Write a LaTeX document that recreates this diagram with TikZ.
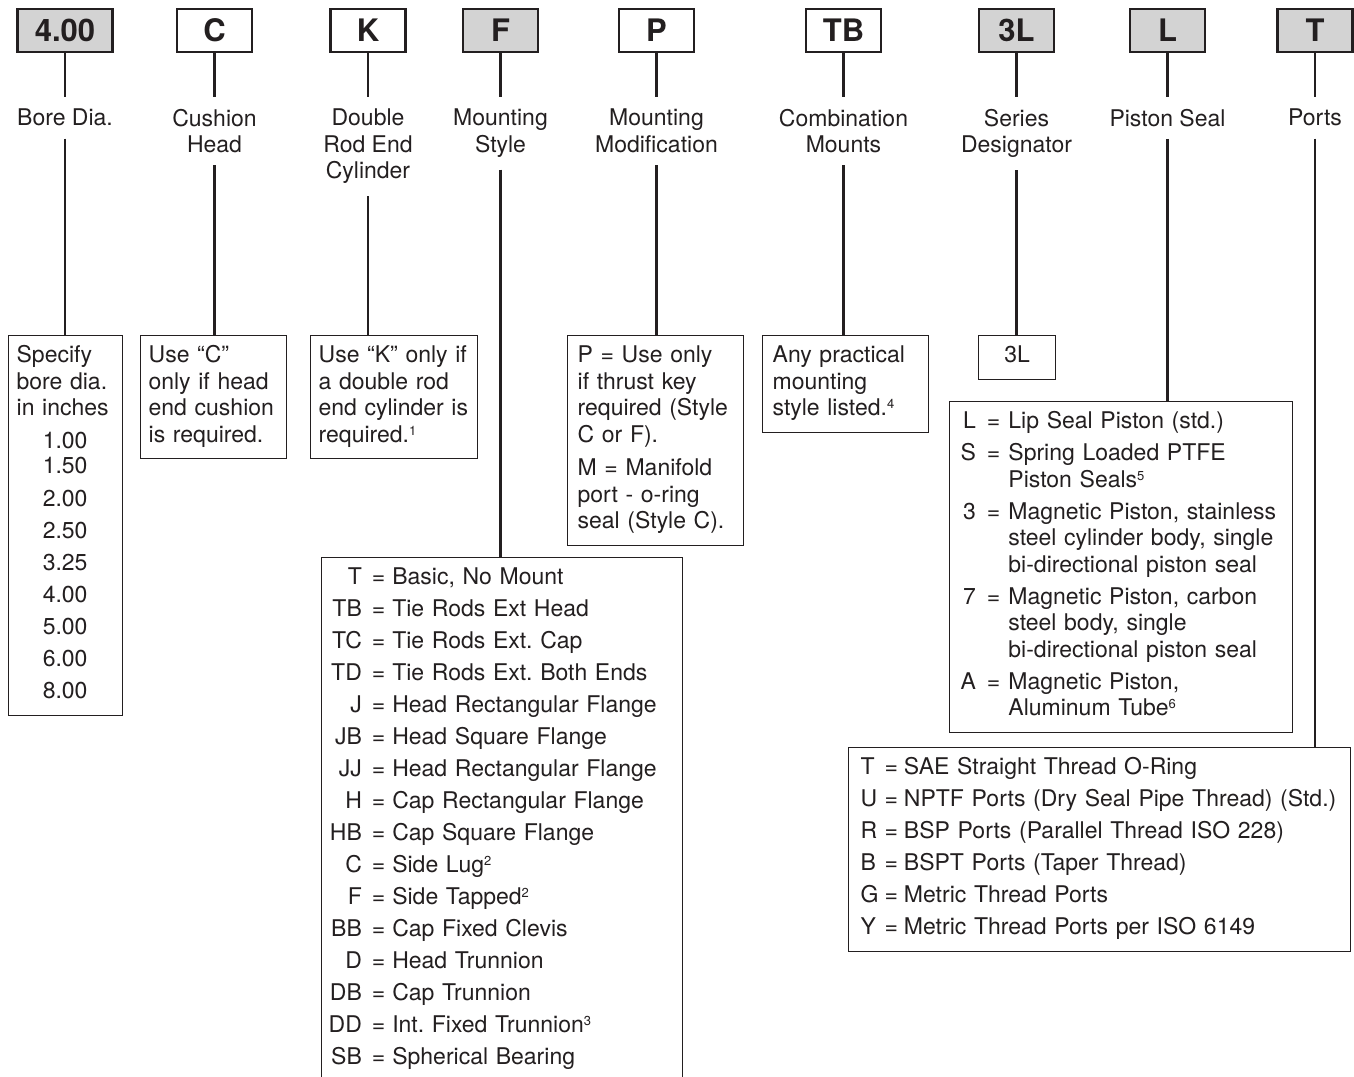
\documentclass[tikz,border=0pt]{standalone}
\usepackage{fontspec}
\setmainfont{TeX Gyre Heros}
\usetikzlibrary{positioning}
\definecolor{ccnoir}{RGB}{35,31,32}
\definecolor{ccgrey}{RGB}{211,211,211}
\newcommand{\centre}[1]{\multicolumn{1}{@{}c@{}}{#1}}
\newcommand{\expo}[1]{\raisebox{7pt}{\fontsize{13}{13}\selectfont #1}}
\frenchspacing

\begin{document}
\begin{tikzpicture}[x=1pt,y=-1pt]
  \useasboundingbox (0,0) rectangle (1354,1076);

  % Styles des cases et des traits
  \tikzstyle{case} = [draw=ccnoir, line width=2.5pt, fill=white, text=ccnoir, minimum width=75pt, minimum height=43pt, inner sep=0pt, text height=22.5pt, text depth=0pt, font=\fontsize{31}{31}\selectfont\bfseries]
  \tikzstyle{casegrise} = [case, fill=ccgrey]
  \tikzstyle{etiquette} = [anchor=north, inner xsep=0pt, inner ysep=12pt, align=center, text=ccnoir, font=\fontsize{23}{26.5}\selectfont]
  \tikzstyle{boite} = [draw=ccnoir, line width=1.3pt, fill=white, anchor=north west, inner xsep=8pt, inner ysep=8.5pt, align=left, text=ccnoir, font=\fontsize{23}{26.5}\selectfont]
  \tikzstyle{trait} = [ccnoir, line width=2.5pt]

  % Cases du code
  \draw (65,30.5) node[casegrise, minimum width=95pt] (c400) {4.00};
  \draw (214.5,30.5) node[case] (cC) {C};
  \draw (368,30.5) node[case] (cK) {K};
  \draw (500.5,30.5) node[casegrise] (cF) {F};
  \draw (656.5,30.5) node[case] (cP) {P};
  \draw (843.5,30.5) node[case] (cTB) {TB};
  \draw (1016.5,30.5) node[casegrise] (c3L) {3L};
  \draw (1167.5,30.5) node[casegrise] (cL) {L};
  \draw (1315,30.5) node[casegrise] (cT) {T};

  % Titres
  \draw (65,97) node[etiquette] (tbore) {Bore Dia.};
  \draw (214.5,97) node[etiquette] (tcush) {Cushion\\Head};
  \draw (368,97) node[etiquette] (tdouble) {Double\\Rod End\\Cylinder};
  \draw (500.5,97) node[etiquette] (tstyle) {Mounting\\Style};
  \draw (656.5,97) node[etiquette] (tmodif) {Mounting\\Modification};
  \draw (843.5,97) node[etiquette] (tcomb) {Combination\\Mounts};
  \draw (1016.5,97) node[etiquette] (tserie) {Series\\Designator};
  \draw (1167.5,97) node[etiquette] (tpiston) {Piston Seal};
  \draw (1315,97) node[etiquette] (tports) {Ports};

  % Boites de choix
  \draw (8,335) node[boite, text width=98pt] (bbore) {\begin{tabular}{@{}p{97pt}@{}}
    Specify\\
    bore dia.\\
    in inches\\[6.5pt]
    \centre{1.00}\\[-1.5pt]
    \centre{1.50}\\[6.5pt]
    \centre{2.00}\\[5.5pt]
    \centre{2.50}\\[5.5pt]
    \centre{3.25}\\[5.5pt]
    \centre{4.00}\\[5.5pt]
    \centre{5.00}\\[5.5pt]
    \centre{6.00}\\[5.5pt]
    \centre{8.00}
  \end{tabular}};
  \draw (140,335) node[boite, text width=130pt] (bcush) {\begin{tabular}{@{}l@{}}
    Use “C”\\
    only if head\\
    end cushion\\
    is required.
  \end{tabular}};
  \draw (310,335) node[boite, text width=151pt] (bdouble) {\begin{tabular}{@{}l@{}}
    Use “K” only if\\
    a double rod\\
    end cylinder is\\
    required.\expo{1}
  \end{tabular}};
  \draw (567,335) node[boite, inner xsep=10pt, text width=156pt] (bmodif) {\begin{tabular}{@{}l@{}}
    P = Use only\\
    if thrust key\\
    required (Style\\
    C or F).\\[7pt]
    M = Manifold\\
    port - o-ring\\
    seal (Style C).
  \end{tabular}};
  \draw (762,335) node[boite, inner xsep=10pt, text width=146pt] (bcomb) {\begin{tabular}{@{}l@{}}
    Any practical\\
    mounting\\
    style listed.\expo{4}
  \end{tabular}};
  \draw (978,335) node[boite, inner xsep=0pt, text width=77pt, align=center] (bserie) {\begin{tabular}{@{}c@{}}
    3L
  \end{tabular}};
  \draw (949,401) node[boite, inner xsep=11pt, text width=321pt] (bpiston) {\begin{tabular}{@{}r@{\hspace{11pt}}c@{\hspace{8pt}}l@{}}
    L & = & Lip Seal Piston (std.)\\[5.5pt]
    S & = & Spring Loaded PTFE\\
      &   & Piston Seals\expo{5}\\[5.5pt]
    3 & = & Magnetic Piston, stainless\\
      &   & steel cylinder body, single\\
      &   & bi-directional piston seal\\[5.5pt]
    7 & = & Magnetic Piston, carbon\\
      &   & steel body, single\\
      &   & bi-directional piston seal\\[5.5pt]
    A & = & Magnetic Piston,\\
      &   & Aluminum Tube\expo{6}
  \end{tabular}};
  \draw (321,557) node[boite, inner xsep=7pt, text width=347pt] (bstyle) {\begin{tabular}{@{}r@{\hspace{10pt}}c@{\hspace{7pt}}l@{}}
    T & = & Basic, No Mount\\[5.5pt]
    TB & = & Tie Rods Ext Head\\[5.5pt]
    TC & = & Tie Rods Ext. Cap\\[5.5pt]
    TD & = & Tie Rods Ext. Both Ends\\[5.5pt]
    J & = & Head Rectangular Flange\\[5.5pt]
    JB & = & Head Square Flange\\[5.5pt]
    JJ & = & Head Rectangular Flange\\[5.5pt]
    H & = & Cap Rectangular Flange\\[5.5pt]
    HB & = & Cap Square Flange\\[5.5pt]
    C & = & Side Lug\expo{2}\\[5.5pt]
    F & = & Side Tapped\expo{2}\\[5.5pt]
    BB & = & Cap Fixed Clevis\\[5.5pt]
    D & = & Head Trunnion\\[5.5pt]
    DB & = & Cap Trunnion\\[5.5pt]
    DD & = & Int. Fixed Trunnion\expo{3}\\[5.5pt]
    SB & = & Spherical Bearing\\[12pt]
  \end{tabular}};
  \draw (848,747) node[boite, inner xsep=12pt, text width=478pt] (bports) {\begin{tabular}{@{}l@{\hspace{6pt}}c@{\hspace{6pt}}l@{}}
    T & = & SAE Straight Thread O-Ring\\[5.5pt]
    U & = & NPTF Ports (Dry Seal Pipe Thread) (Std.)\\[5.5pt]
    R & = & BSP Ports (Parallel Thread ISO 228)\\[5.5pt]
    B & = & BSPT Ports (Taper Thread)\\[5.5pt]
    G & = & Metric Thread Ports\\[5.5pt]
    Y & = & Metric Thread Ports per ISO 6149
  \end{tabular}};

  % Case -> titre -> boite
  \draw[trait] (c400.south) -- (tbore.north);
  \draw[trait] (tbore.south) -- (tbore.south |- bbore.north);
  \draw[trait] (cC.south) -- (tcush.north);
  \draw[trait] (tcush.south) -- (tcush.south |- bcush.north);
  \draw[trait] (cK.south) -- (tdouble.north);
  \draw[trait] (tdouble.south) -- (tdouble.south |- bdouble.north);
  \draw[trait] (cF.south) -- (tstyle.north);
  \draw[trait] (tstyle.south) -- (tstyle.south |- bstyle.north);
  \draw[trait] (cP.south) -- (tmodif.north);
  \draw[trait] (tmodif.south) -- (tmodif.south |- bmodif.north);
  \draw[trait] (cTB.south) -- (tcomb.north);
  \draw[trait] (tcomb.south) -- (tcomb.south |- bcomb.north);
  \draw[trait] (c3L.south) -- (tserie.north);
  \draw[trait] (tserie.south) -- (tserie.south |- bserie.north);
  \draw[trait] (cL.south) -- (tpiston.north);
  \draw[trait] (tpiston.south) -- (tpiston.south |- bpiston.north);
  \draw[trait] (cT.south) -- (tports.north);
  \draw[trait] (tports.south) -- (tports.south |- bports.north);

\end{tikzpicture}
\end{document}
● ● ● ● ●
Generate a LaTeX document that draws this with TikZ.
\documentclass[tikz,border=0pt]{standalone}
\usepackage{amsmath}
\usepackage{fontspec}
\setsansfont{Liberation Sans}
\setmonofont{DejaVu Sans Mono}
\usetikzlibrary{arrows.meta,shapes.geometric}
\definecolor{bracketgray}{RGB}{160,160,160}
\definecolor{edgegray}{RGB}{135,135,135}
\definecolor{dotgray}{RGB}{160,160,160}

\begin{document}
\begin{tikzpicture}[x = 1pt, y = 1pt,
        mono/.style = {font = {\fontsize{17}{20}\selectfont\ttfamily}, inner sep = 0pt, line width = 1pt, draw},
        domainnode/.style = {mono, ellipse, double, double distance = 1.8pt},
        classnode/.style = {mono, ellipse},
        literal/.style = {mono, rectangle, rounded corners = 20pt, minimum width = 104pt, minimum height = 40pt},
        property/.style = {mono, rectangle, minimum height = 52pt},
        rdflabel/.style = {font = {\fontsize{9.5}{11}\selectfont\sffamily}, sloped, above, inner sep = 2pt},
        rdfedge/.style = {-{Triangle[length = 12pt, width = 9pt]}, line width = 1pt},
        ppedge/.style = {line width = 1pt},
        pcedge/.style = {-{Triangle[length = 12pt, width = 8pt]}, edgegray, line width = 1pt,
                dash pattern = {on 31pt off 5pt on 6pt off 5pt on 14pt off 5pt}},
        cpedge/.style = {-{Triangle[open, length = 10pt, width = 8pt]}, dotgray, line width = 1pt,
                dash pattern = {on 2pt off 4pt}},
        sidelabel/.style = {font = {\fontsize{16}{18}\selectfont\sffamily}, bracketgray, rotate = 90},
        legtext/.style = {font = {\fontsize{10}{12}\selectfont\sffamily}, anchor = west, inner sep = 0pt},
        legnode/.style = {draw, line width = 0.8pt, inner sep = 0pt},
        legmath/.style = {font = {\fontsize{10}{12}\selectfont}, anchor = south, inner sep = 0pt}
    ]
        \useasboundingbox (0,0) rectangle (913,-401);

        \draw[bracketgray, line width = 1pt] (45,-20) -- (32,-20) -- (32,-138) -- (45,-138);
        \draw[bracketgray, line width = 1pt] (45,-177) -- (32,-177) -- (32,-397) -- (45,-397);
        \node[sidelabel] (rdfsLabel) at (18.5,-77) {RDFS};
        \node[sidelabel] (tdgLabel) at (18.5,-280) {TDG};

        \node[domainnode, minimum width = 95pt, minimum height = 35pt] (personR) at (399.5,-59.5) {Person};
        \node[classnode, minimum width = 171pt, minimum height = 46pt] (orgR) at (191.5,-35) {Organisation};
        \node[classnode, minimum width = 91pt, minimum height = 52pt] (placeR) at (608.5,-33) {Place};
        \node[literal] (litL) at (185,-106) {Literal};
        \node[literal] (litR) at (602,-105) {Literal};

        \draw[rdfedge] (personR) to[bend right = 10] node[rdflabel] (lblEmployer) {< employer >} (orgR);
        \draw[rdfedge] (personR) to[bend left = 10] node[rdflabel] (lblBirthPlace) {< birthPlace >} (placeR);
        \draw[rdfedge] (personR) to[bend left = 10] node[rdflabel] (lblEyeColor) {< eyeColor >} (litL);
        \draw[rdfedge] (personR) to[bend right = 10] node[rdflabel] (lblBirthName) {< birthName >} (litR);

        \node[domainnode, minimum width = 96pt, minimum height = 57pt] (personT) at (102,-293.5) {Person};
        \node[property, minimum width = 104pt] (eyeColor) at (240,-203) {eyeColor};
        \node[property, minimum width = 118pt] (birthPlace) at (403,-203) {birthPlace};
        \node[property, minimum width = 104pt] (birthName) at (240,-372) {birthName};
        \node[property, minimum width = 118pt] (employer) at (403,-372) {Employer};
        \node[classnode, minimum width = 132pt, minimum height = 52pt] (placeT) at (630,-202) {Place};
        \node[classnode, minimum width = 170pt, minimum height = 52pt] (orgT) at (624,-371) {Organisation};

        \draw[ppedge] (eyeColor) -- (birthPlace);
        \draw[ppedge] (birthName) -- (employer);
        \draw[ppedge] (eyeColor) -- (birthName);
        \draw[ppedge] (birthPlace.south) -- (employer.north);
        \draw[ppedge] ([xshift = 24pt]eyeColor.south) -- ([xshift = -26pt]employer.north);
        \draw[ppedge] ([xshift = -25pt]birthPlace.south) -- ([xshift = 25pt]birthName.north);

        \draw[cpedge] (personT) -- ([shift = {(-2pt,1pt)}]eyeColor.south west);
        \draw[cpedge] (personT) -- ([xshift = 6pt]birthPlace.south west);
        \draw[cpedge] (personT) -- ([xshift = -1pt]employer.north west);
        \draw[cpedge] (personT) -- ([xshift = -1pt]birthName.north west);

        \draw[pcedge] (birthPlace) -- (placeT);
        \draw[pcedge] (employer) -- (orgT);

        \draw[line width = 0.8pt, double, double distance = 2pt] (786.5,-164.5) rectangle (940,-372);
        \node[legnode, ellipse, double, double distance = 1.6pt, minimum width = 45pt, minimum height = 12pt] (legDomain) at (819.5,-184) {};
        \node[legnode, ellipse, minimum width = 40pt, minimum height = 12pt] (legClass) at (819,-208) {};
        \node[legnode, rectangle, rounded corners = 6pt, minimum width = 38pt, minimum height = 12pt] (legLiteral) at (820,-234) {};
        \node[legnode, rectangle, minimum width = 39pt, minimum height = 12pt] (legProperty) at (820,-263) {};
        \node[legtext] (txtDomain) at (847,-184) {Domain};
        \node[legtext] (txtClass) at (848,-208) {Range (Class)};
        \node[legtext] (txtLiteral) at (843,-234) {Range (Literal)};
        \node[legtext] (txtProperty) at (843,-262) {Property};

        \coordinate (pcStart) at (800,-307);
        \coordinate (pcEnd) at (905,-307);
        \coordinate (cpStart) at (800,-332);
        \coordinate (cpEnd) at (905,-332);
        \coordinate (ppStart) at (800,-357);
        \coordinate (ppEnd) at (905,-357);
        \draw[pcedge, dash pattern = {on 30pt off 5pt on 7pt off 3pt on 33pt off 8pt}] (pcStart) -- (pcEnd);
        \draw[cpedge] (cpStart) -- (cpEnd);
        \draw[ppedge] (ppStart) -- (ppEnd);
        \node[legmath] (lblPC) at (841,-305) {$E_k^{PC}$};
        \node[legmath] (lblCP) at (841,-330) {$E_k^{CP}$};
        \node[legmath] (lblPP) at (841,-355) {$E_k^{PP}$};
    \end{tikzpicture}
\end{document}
● ● ● ● ●
Problem details: Go through the entries and return each line where the word "LaTeX" appears.

Problem solution:
Write a LaTeX document that recreates this diagram with TikZ.
Generate a LaTeX document that draws this with TikZ.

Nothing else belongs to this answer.